[Start of MATERIAL PROVIDED]

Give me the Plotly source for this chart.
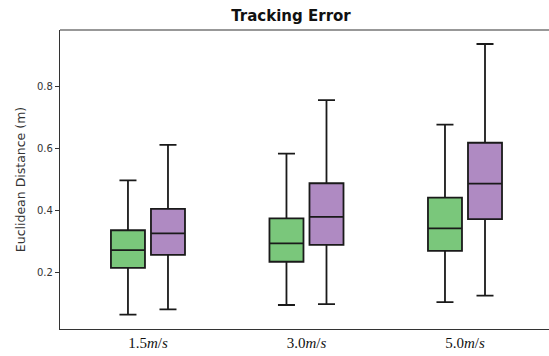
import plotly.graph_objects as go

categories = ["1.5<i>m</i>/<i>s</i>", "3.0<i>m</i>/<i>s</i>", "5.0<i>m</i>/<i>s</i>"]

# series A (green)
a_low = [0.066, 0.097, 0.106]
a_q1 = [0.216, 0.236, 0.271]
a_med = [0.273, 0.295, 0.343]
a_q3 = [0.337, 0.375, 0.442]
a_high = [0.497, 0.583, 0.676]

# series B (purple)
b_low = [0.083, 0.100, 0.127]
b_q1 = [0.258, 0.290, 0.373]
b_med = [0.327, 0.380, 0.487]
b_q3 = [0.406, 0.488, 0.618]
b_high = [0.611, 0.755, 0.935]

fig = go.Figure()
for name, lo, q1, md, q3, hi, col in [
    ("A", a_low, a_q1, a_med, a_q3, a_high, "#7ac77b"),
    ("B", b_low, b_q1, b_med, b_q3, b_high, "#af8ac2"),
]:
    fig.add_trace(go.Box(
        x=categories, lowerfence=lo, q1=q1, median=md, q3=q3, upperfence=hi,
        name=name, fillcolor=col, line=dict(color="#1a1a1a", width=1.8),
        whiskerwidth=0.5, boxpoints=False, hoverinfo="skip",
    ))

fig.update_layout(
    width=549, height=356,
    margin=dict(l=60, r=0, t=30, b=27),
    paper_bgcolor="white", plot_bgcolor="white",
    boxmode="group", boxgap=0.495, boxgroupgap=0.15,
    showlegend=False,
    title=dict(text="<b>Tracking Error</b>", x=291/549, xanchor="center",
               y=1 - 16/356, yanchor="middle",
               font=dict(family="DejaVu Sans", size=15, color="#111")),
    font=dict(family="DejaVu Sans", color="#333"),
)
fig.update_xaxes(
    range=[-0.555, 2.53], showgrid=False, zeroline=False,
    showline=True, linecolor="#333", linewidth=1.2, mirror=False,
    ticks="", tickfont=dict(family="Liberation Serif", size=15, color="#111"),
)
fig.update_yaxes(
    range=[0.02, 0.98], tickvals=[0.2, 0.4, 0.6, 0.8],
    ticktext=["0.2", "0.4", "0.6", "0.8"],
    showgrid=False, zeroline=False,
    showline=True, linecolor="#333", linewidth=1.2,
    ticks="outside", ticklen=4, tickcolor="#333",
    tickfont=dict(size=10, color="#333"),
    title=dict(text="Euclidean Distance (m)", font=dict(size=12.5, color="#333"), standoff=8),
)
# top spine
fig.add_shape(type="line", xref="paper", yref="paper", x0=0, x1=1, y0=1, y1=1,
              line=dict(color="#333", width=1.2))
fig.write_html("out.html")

[End of MATERIAL PROVIDED]

TASK DIRECTIONS -> Give again, exactly, the lines from the start of the data through the one holding "b_high = [0.611, 0.755, 0.935]"; omit the pictures.

EXERCISE ANSWER ->
Give me the Plotly source for this chart.
import plotly.graph_objects as go

categories = ["1.5<i>m</i>/<i>s</i>", "3.0<i>m</i>/<i>s</i>", "5.0<i>m</i>/<i>s</i>"]

# series A (green)
a_low = [0.066, 0.097, 0.106]
a_q1 = [0.216, 0.236, 0.271]
a_med = [0.273, 0.295, 0.343]
a_q3 = [0.337, 0.375, 0.442]
a_high = [0.497, 0.583, 0.676]

# series B (purple)
b_low = [0.083, 0.100, 0.127]
b_q1 = [0.258, 0.290, 0.373]
b_med = [0.327, 0.380, 0.487]
b_q3 = [0.406, 0.488, 0.618]
b_high = [0.611, 0.755, 0.935]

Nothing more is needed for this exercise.